The blaze, first observed around 6:15 pm and brought under control five hours later, occurred in the Richmond refinery owned by Chevron [NYSE:CVX].

The fire was finally extinguished in the early hours of the morning, according to NBC and other sources.

That facility, located on the east side of San Francisco Bay, provides one-eighth of all the gasoline used in the state.

It was first opened in 1902, making the 110-year-old facility irreplaceable in a state that hasn't seen a new refinery open in decades.

To reduce emissions and improve air quality, California mandates different blends of gasoline--including a "summer blend" and a "winter blend"--than other areas of the country.

That makes it far more challenging to find alternative supply sources if in-state gasoline production is affected by a sudden event such as this one.

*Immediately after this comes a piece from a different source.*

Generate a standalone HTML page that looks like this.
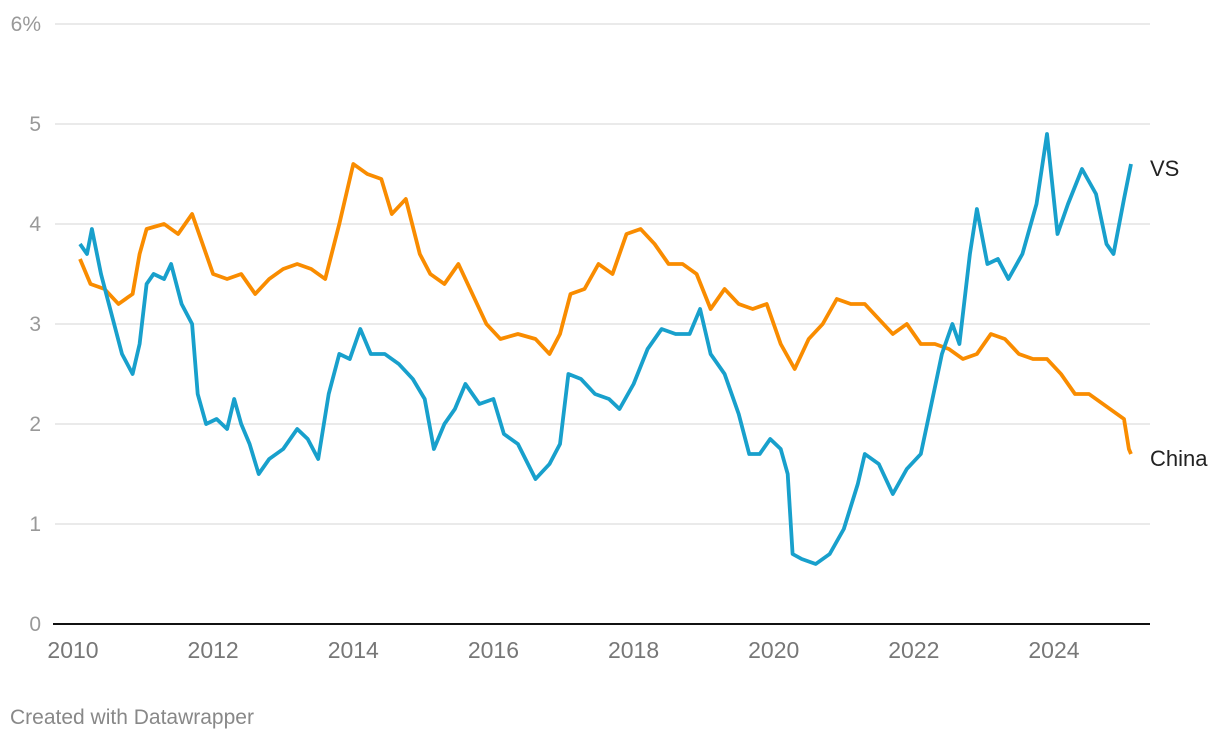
<!DOCTYPE html>
<html><head><meta charset="utf-8"><style>
body{margin:0;background:#fff;font-family:"Liberation Sans",sans-serif}
svg{display:block}
</style></head><body>
<svg id="chart" width="1220" height="740" xmlns="http://www.w3.org/2000/svg">
<g id="grid"></g>
<g id="series"></g>
<g id="xaxis"></g>
<text x="1150" y="176" font-size="22" fill="#222">VS</text>
<text x="1150" y="466" font-size="22" fill="#222">China</text>
<text x="10" y="724" font-size="21" fill="#888">Created with Datawrapper</text>
</svg>
<script>
const yTicks=[0,1,2,3,4,5,6];
const xTicks=[2010,2012,2014,2016,2018,2020,2022,2024];
const usT=[2010.0,2010.1,2010.17,2010.3,2010.45,2010.6,2010.75,2010.85,2010.95,2011.05,2011.2,2011.3,2011.45,2011.6,2011.68,2011.8,2011.95,2012.1,2012.2,2012.3,2012.42,2012.55,2012.7,2012.9,2013.1,2013.25,2013.4,2013.55,2013.7,2013.85,2014.0,2014.15,2014.35,2014.55,2014.75,2014.92,2015.05,2015.2,2015.35,2015.5,2015.7,2015.9,2016.05,2016.25,2016.5,2016.7,2016.85,2016.97,2017.15,2017.35,2017.55,2017.7,2017.9,2018.1,2018.3,2018.5,2018.7,2018.85,2019.0,2019.2,2019.4,2019.55,2019.7,2019.85,2020.0,2020.1,2020.17,2020.3,2020.5,2020.7,2020.9,2021.1,2021.2,2021.4,2021.6,2021.8,2022.0,2022.15,2022.3,2022.45,2022.55,2022.7,2022.8,2022.95,2023.1,2023.25,2023.45,2023.65,2023.8,2023.95,2024.1,2024.3,2024.5,2024.65,2024.75,2024.9,2025.0];
const usV=[3.8,3.7,3.95,3.5,3.1,2.7,2.5,2.8,3.4,3.5,3.45,3.6,3.2,3.0,2.3,2.0,2.05,1.95,2.25,2.0,1.8,1.5,1.65,1.75,1.95,1.85,1.65,2.3,2.7,2.65,2.95,2.7,2.7,2.6,2.45,2.25,1.75,2.0,2.15,2.4,2.2,2.25,1.9,1.8,1.45,1.6,1.8,2.5,2.45,2.3,2.25,2.15,2.4,2.75,2.95,2.9,2.9,3.15,2.7,2.5,2.1,1.7,1.7,1.85,1.75,1.5,0.7,0.65,0.6,0.7,0.95,1.4,1.7,1.6,1.3,1.55,1.7,2.2,2.7,3.0,2.8,3.7,4.15,3.6,3.65,3.45,3.7,4.2,4.9,3.9,4.2,4.55,4.3,3.8,3.7,4.25,4.6];
const cnT=[2010.0,2010.15,2010.35,2010.55,2010.75,2010.85,2010.95,2011.2,2011.4,2011.6,2011.75,2011.9,2012.1,2012.3,2012.5,2012.7,2012.9,2013.1,2013.3,2013.5,2013.7,2013.9,2014.1,2014.3,2014.45,2014.65,2014.85,2015.0,2015.2,2015.4,2015.6,2015.8,2016.0,2016.25,2016.5,2016.7,2016.85,2017.0,2017.2,2017.4,2017.6,2017.8,2018.0,2018.2,2018.4,2018.6,2018.8,2019.0,2019.2,2019.4,2019.6,2019.8,2020.0,2020.2,2020.4,2020.6,2020.8,2021.0,2021.2,2021.4,2021.6,2021.8,2022.0,2022.2,2022.4,2022.6,2022.8,2023.0,2023.2,2023.4,2023.6,2023.8,2024.0,2024.2,2024.4,2024.6,2024.8,2024.9,2024.97,2025.0];
const cnV=[3.65,3.4,3.35,3.2,3.3,3.7,3.95,4.0,3.9,4.1,3.8,3.5,3.45,3.5,3.3,3.45,3.55,3.6,3.55,3.45,4.0,4.6,4.5,4.45,4.1,4.25,3.7,3.5,3.4,3.6,3.3,3.0,2.85,2.9,2.85,2.7,2.9,3.3,3.35,3.6,3.5,3.9,3.95,3.8,3.6,3.6,3.5,3.15,3.35,3.2,3.15,3.2,2.8,2.55,2.85,3.0,3.25,3.2,3.2,3.05,2.9,3.0,2.8,2.8,2.75,2.65,2.7,2.9,2.85,2.7,2.65,2.65,2.5,2.3,2.3,2.2,2.1,2.05,1.75,1.7];
const NS='http://www.w3.org/2000/svg';
const xS=t=>80+(t-2010)*70.07;
const yS=v=>624-v*100;
const grid=document.getElementById('grid');
yTicks.forEach(v=>{
  if(v>0){const l=document.createElementNS(NS,'line');
  l.setAttribute('x1',55);l.setAttribute('x2',1150);l.setAttribute('y1',yS(v));l.setAttribute('y2',yS(v));
  l.setAttribute('stroke','#e3e3e3');l.setAttribute('stroke-width',1.5);
  
  
  grid.appendChild(l);}
  const t=document.createElementNS(NS,'text');
  t.setAttribute('x',41);t.setAttribute('y',yS(v)+7);t.setAttribute('text-anchor','end');
  t.setAttribute('font-size',21);t.setAttribute('fill','#999');
  t.textContent=v===6?'6%':String(v);
  
  
  grid.appendChild(t);
});
const xa=document.getElementById('xaxis');
const base=document.createElementNS(NS,'line');
base.setAttribute('x1',53);base.setAttribute('x2',1150);base.setAttribute('y1',624);base.setAttribute('y2',624);
base.setAttribute('stroke','#111');base.setAttribute('stroke-width',2);


xa.appendChild(base);
xTicks.forEach(y=>{
  const t=document.createElementNS(NS,'text');
  t.setAttribute('x',xS(y)-7);t.setAttribute('y',658);t.setAttribute('text-anchor','middle');
  t.setAttribute('font-size',23);t.setAttribute('fill','#777');t.textContent=y;
  
  
  xa.appendChild(t);
});
const ser=document.getElementById('series');
function draw(T,V,color,name){
  const p=document.createElementNS(NS,'path');
  p.setAttribute('d',T.map((t,i)=>(i?'L':'M')+xS(t).toFixed(1)+','+yS(V[i]).toFixed(1)).join(''));
  p.setAttribute('fill','none');p.setAttribute('stroke',color);p.setAttribute('stroke-width',3.8);
  p.setAttribute('stroke-linejoin','round');
  
  
  ser.appendChild(p);
}
draw(cnT,cnV,'#f98c00','line-china');
draw(usT,usV,'#18a0cc','line-vs');
</script>
</body></html>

The extent of the damage is unclear, although local television station KGO reported that all production at the refinery had been halted--as is common in such events.

Analysts are already bracing for price spikes as a result of the shutdown.

Posted prices rose overnight as much as 24 cents a gallon in Los Angeles, according to reports this morning.

If damage can be fixed in a matter of days or a week or two, the impact on California gas prices may not last long.

But if damage is more severe, a shutdown could last weeks or even months, severely reducing the supply of California-only gasoline.

Unconfirmed reports say the shutdown may be as long as three months.

Previous fires have occurred at the refinery in 2007 and last November.